= Jeremy Hawthorn =

British literary historian

Jeremy Miles Hawthorn (9 May 1942– 28 October 2025) was a British literary historian.

He was born in Beckenham. Having attended the University of Leeds, Hawthorn moved to Norway and was appointed as a professor of modern British literature at the University of Trondheim in 1981. With the university becoming a part of the Norwegian University of Science and Technology, Hawthorn remained professor until reaching the retirement age in 2012.

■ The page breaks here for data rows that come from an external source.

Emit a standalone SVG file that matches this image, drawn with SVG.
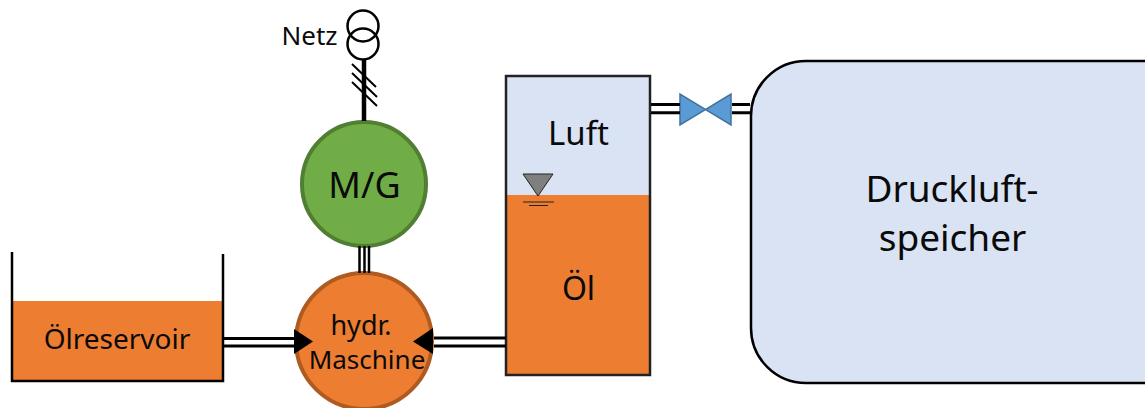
<svg xmlns="http://www.w3.org/2000/svg" width="1145" height="408" viewBox="0 0 1145 408">
<style>
text{font-family:"Noto Sans","Open Sans","DejaVu Sans",sans-serif;fill:#0a0a0a;text-anchor:middle}
.t{fill:none;stroke:#000;stroke-width:2.500}
.p{fill:none;stroke:#000;stroke-width:3}
.s{fill:none;stroke:#000;stroke-width:2}
.a{fill:#000;stroke:none}
</style>
<rect width="1145" height="408" fill="#fff"/>
<g id="netz">
<circle class="t" cx="363" cy="26" r="15.500"/>
<circle class="t" cx="363" cy="44" r="15.500"/>
<text x="309.500" y="45" font-size="26">Netz</text>
</g>
<g id="motor">
<circle cx="364" cy="184" r="62" fill="#70ad47" stroke="#507e32" stroke-width="4"/>
<text x="364.500" y="198" font-size="36">M/G</text>
</g>
<g id="maschine">
<circle cx="364" cy="341" r="68" fill="#ed7d31" stroke="#ae5a21" stroke-width="4"/>
<text x="361" y="335" font-size="27">hydr.</text>
<text x="367" y="369" font-size="26">Maschine</text>
</g>
<g id="reservoir">
<rect x="13" y="301" width="210" height="80" fill="#ed7d31"/>
<path class="t" d="M12 252V381H223V254"/>
<text x="117" y="349" font-size="28">Ölreservoir</text>
</g>
<g id="tank">
<rect x="506" y="76" width="144" height="120" fill="#dae3f3"/>
<rect x="506" y="195" width="144" height="180" fill="#ed7d31"/>
<rect x="506" y="76" width="144" height="299" fill="none" stroke="#222" stroke-width="2.500"/>
<text x="578.500" y="145" font-size="33">Luft</text>
<text x="578.500" y="300" font-size="32">Öl</text>
<path d="M523 174H553L538 196Z" fill="#7f7f7f" stroke="#222" stroke-width="1"/>
<path d="M523 202H554M529 205.500H548" stroke="#222" stroke-width="1" fill="none"/>
</g>
<g id="ventil">
<path d="M680 94V125L731 94V125Z" fill="#5b9bd5" stroke="#41719c" stroke-width="1.500"/>
</g>
<g id="speicher">
<rect x="751" y="61" width="450" height="322" rx="55" fill="#dae3f3" stroke="#000" stroke-width="2.500"/>
<text x="952" y="202" font-size="37">Druckluft-</text>
<text x="952.500" y="251" font-size="37">speicher</text>
</g>
<g id="connectors">
<path class="p" d="M224 338.500H296M224 346H296" stroke-width="2.500"/>
<path class="p" d="M434 338H506M434 346H506"/>
<path class="t" d="M359.500 246V273M364.500 246V273M369 246V273"/>
<path d="M364 60V121" fill="none" stroke="#000" stroke-width="4.500"/>
<path class="s" d="M352 64L376 87M352 73L377 97M352 82L377 106"/>
<path class="p" d="M651 104.500H680M651 112.700H680M732 104.500H750M732 112.700H750"/>
<path class="a" d="M294 329V354L313 341.500Z"/>
<path class="a" d="M433 328V354L413 341.500Z"/>
</g>
</svg>
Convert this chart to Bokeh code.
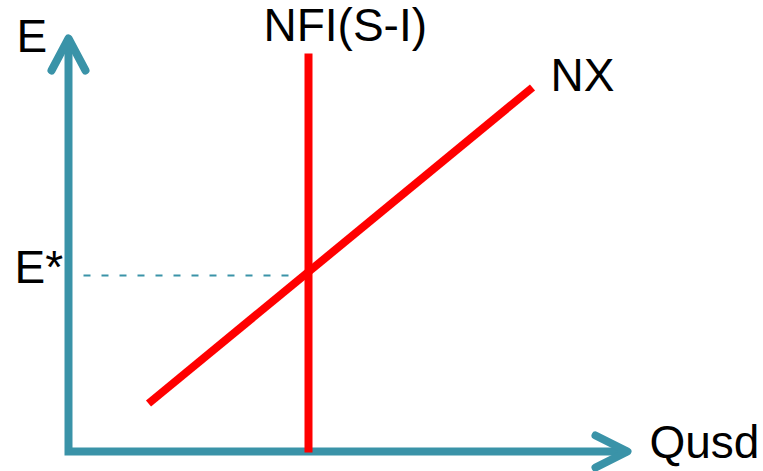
from bokeh.plotting import figure
from bokeh.models import Range1d
from bokeh.embed import file_html
from bokeh.resources import INLINE
from bokeh.core.properties import value

# Schematic data (units: chart units, origin at axes corner)
axis_path_x = [0, 0, 559]
axis_path_y = [408, 0, 0]
y_arrow_x = [-17, 0, 17]
y_arrow_y = [381, 413, 381]
x_arrow_x = [527, 559, 527]
x_arrow_y = [16, 0, -16]

nfi_x = [240, 240]
nfi_y = [-1, 398]

nx_x = [80, 464]
nx_y = [48, 364]

e_star = 176
dash_x = [15, 240]

labels = ["E", "E*", "NFI(S-I)", "NX", "Qusd"]
label_x = [-52, -54, 195, 482, 581]
label_y = [416, 185, 427, 377, 10]

TEAL = "#3A93A8"
RED = "#FF0000"

p = figure(width=763, height=471, output_backend="svg", toolbar_location=None,
           x_range=Range1d(-68, 695), y_range=Range1d(-20, 451),
           min_border=0, min_border_left=0, min_border_right=0,
           min_border_top=0, min_border_bottom=0)
p.xaxis.visible = False
p.yaxis.visible = False
p.grid.visible = False
p.outline_line_color = None
p.background_fill_color = "white"
p.border_fill_color = "white"

# dashed guide
p.line(dash_x, [e_star, e_star], line_color=TEAL, line_width=2, line_dash="7 11")

# axes
p.line(axis_path_x, axis_path_y, line_color=TEAL, line_width=8, line_join="miter")
p.line(y_arrow_x, y_arrow_y, line_color=TEAL, line_width=8, line_cap="round", line_join="round")
p.line(x_arrow_x, x_arrow_y, line_color=TEAL, line_width=8, line_cap="round", line_join="round")

# curves
p.line(nfi_x, nfi_y, line_color=RED, line_width=8)
p.line(nx_x, nx_y, line_color=RED, line_width=8)

p.text(x=label_x, y=label_y, text=labels, text_font=value("Liberation Sans"),
       text_font_size="46px", text_color="black", text_baseline="alphabetic",
       text_align="left")

open("out.html", "w").write(file_html(p, INLINE))
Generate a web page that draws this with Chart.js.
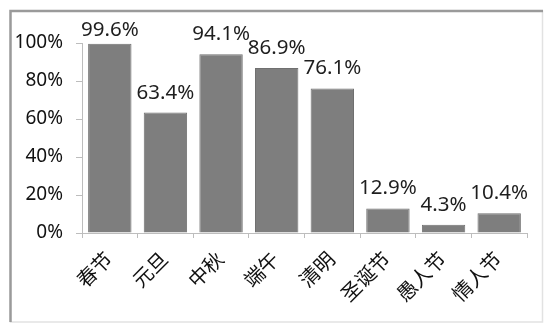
<!DOCTYPE html>
<html>
<head>
<meta charset="utf-8">
<script src="https://cdn.jsdelivr.net/npm/chart.js@4/dist/chart.umd.min.js"></script>
<style>
  html, body { margin: 0; padding: 0; background: #fff; }
  #wrap { position: relative; width: 545px; height: 325px; }
</style>
</head>
<body>
<div id="wrap"><canvas id="festChart" width="545" height="325"></canvas></div>
<script>
// Festival awareness data
const festivals = ['春节', '元旦', '中秋', '端午', '清明', '圣诞节', '愚人节', '情人节'];
const percents = [99.6, 63.4, 94.1, 86.9, 76.1, 12.9, 4.3, 10.4];
const yTicks = [0, 20, 40, 60, 80, 100];

const FONT = '"Noto Sans", "Noto Sans CJK SC", sans-serif';

// Outer frame like the scanned picture
const framePlugin = {
    id: 'frame',
    beforeDraw(chart) {
        const ctx = chart.ctx;
        ctx.save();
        ctx.fillStyle = '#fff';
        ctx.fillRect(0, 0, chart.width, chart.height);
        ctx.strokeStyle = '#e2e2e2';
        ctx.lineWidth = 1.5;
        ctx.strokeRect(10.5, 11, 532, 311);
        ctx.strokeStyle = '#9a9a9a';
        ctx.lineWidth = 2.5;
        ctx.beginPath();
        ctx.moveTo(10.5, 322);
        ctx.lineTo(10.5, 11);
        ctx.lineTo(543, 11);
        ctx.stroke();
        ctx.restore();
    }
};

// Value labels above each bar
const valueLabels = {
    id: 'valueLabels',
    afterDatasetsDraw(chart) {
        const ctx = chart.ctx;
        const meta = chart.getDatasetMeta(0);
        ctx.save();
        ctx.font = '20.5px ' + FONT;
        ctx.fillStyle = '#1e1e1e';
        ctx.textAlign = 'center';
        ctx.textBaseline = 'alphabetic';
        meta.data.forEach((bar, i) => {
            const y = Math.max(bar.y - 14, chart.chartArea.top - 7);
            ctx.fillText(percents[i].toFixed(1) + '%', bar.x, y);
        });
        ctx.restore();
    }
};

const ctx = document.getElementById('festChart').getContext('2d');
new Chart(ctx, {
    type: 'bar',
    data: {
        labels: festivals,
        datasets: [{
            data: percents,
            backgroundColor: '#7e7e7e',
            borderColor: '#707070',
            borderWidth: 1,
            categoryPercentage: 1,
            barPercentage: 0.78
        }]
    },
    options: {
        responsive: false,
        animation: false,
        layout: { padding: { top: 43, right: 18, left: 0, bottom: 0 } },
        plugins: {
            legend: { display: false },
            tooltip: { enabled: false }
        },
        scales: {
            x: {
                grid: {
                    display: true,
                    drawOnChartArea: false,
                    drawTicks: true,
                    tickLength: 5,
                    color: '#bdbdbd',
                    offset: true
                },
                border: { color: '#bdbdbd', width: 1 },
                ticks: {
                    color: '#111',
                    font: { family: FONT, size: 20 },
                    minRotation: 45,
                    maxRotation: 45,
                    autoSkip: false,
                    padding: 10
                },
                afterFit(scale) { scale.height = 92; }
            },
            y: {
                min: 0,
                max: 100,
                afterBuildTicks(scale) {
                    scale.ticks = yTicks.map(v => ({ value: v }));
                },
                grid: {
                    display: true,
                    drawOnChartArea: false,
                    drawTicks: true,
                    tickLength: 6,
                    color: '#bdbdbd'
                },
                border: { color: '#bdbdbd', width: 1 },
                ticks: {
                    color: '#111',
                    font: { family: FONT, size: 19 },
                    padding: 13,
                    callback: v => v + '%'
                },
                afterFit(scale) { scale.width = 82; }
            }
        }
    },
    plugins: [framePlugin, valueLabels]
});
</script>
</body>
</html>
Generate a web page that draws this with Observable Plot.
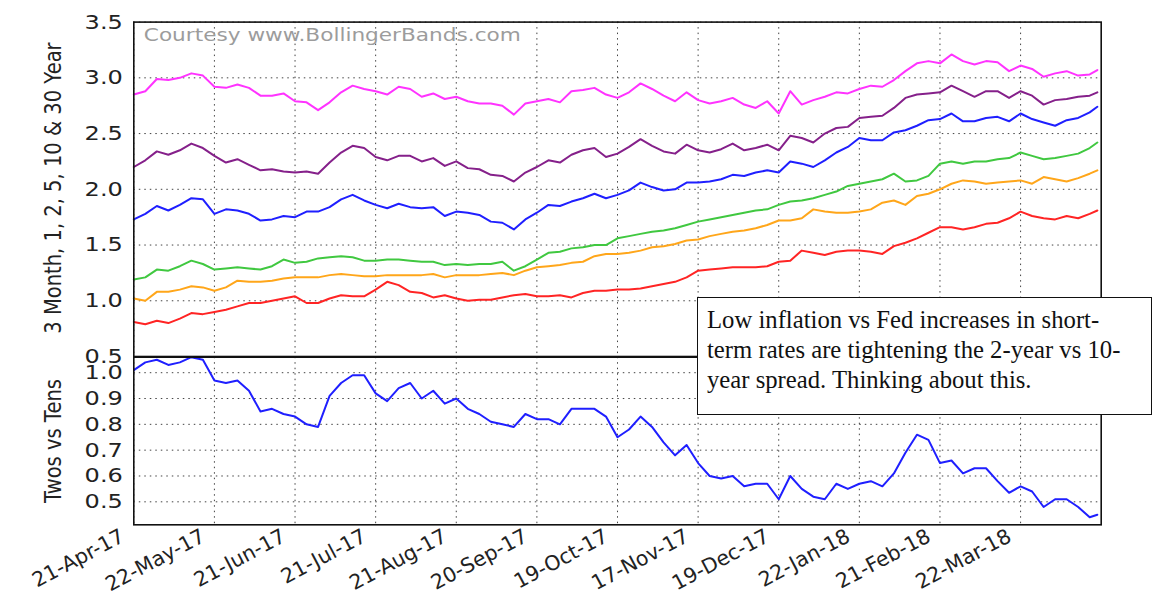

In 1975 he published a book on Virginia Woolf's Mrs Dalloway, subtitled A Study in Alienation. Books on Joseph Conrad include Joseph Conrad: Language and Fictional Self-Consciousness (1979, Edward Arnold), Joseph Conrad: Narrative Technique and Ideologial Commitment (1990, Continuum), Joseph Conrad: The Shadow-Line (ed., 1992, Oxford University Press), Sexuality and the Erotic in the Fiction of Joseph Conrad (2007, Continuum) and Joseph Conrad and Ford Madox Ford: The Inheritors, The Nature of a Crime (ed., 2022, Cambridge University Press). General works include A Glossary of Contemporary Literary Theory (2000), published in four editions, and Studying the Novel (1985), published in eight edititions, last in 2023. He was inducted into the Norwegian Academy of Science and Letters in 2006. He died in October 2025, aged 83.